Football in the grand scheme of things should be no more than an enjoyable sideline to the everyday trappings of life, but it isn’t. Football is unique. Football, and football clubs, mean so much to supporters, myself as a died-in-the-wool Reading supporter included, and that was evidenced perfectly in opposite polarity Monday as the realisation dawned on the massed Wembley ranks that Christopher Schindler had scored his penalty. Wild delirium at one end of Wembley, utter dejection at the other. Irrespective of the heartbreaking circumstances, though, you have to suppress any bitterness, resentment or despair that may be felt. It is always important to be gracious in defeat.
Huddersfield Have Earned Their Moment
They say it’s not so much where you finish that matters, but how you get there. Finishing fifth in the Championship and winning a playoff competition to win promotion to the Premier League is a noble feat under any circumstances, but the manner in which Dean Hoyle and David Wagner have transformed Huddersfield from a football club perennially in the lower reaches of the division, to one that at one stage of the season looked to be able to challenge Newcastle United and Brighton for automatic promotion is truly a superb accomplishment. With astute signings and tactical acumen, Wagner has installed an exciting, high tempo brand of football based on the principles of “Gegenpressing” that has been nothing but enjoyable to watch (except when you were playing us, of course).

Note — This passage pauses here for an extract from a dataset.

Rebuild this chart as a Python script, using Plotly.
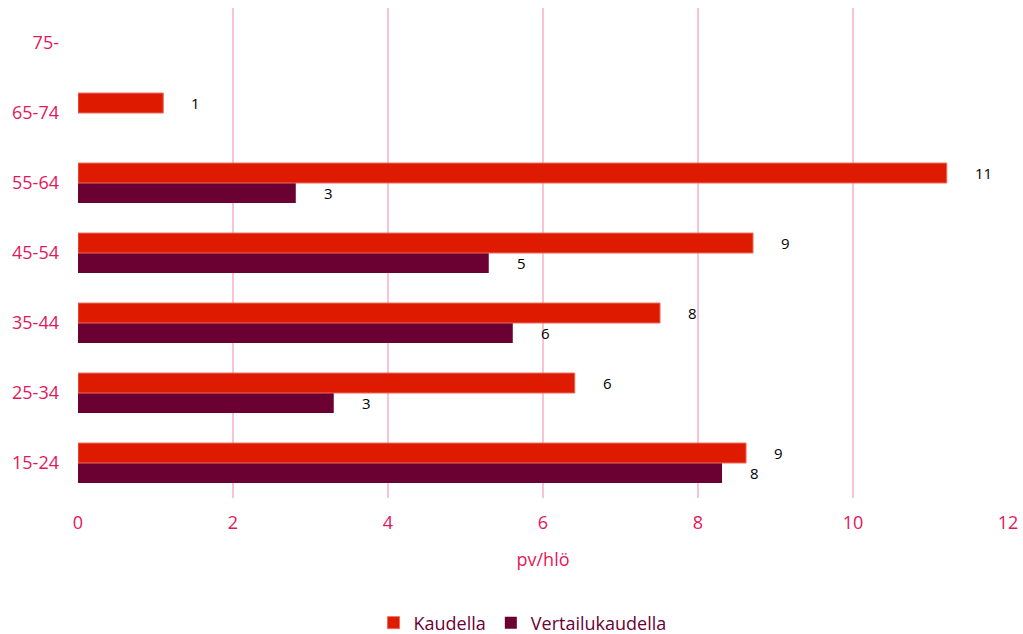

Off the pitch, the players and management are testament to the sound principles and ethics installed from the very top of the club down, which we as Reading supporters understand only too well, the concept ringing so true with our own promotions to the Premier League in 2006 and 2012. The view of Huddersfield Town from Berkshire is of a proud and traditional West Yorkshire football club acquitting themselves on and off the pitch with aplomb in 2016/17, and it is clear that Dean Hoyle has installed a plan, and most importantly a manager, that the supporters have more than bought into, backing and trusting the club and manager and the decisions taken from within. A local, self-made man installing ethics and values into a club that is carried through the manager into the team and supporting staff – again, this rings very true to our own experiences here in Reading with Sir John Madejski, Steve Coppell and Brian McDermott. The plan has clearly worked thus far, and of course the supporters that have vocally backed you have received their just rewards for their loyalty.
Terriers Fans Are A Credit To The Game
Reading supporters have their detractors. We are known to be a fairly passive bunch all told, but that does not make us passionless. We know our football. As I have explained, we feel the pain of defeat in the playoffs harder than most with each passing competition, but despite our misery I believe there are very few true Reading fans who would begrudge Huddersfield players and supporters their chance to celebrate. They took it, as well they might, and nobody would deny them the opportunity, but the grace with which the supporters in particular took it is worthy of special attention. Before the game, they were knowledgeable, courteous and downright honest folk, easy to talk to, particularly the man and two sons who I spoke to pre-match for The Tilehurst End by the Herbert Chapman statue at the Emirates. But post match, when passions are raw and emotions are on a knife-edge, they were simply a different class. Very often, a defeat in a match and subsequent mingling with opposition support can induce some of the uglier side of football. Comments can be made, insults traded, “Mickey-taking” designed to provoke a reaction in the emotional heat of the moment, or worse can occur. On the contrary, my experience of Huddersfield fans yesterday, who were to a man, woman, boy or girl obviously ecstatic, was of nothing but magnanimity in victory, impeccably behaved before and after identifying me as a Reading fan, and for that reason I will personally always hold them in the highest esteem. They did not make an already desperate feeling worse by rubbing my nose in it, and they were an absolute credit to their town and club.
And so it is that the utmost respect and graciousness should be returned wholeheartedly. To the players, management, and to the supporters of Huddersfield Town AFC, not just the 38,000 or so Terriers who travelled to Wembley, but to all of those who parted with their hard earned cash throughout the season (and before) supporting their club, we at The Tilehurst End offer our genuine congratulations, and sincerely wish you the best of luck in the Premier League, both next season and beyond.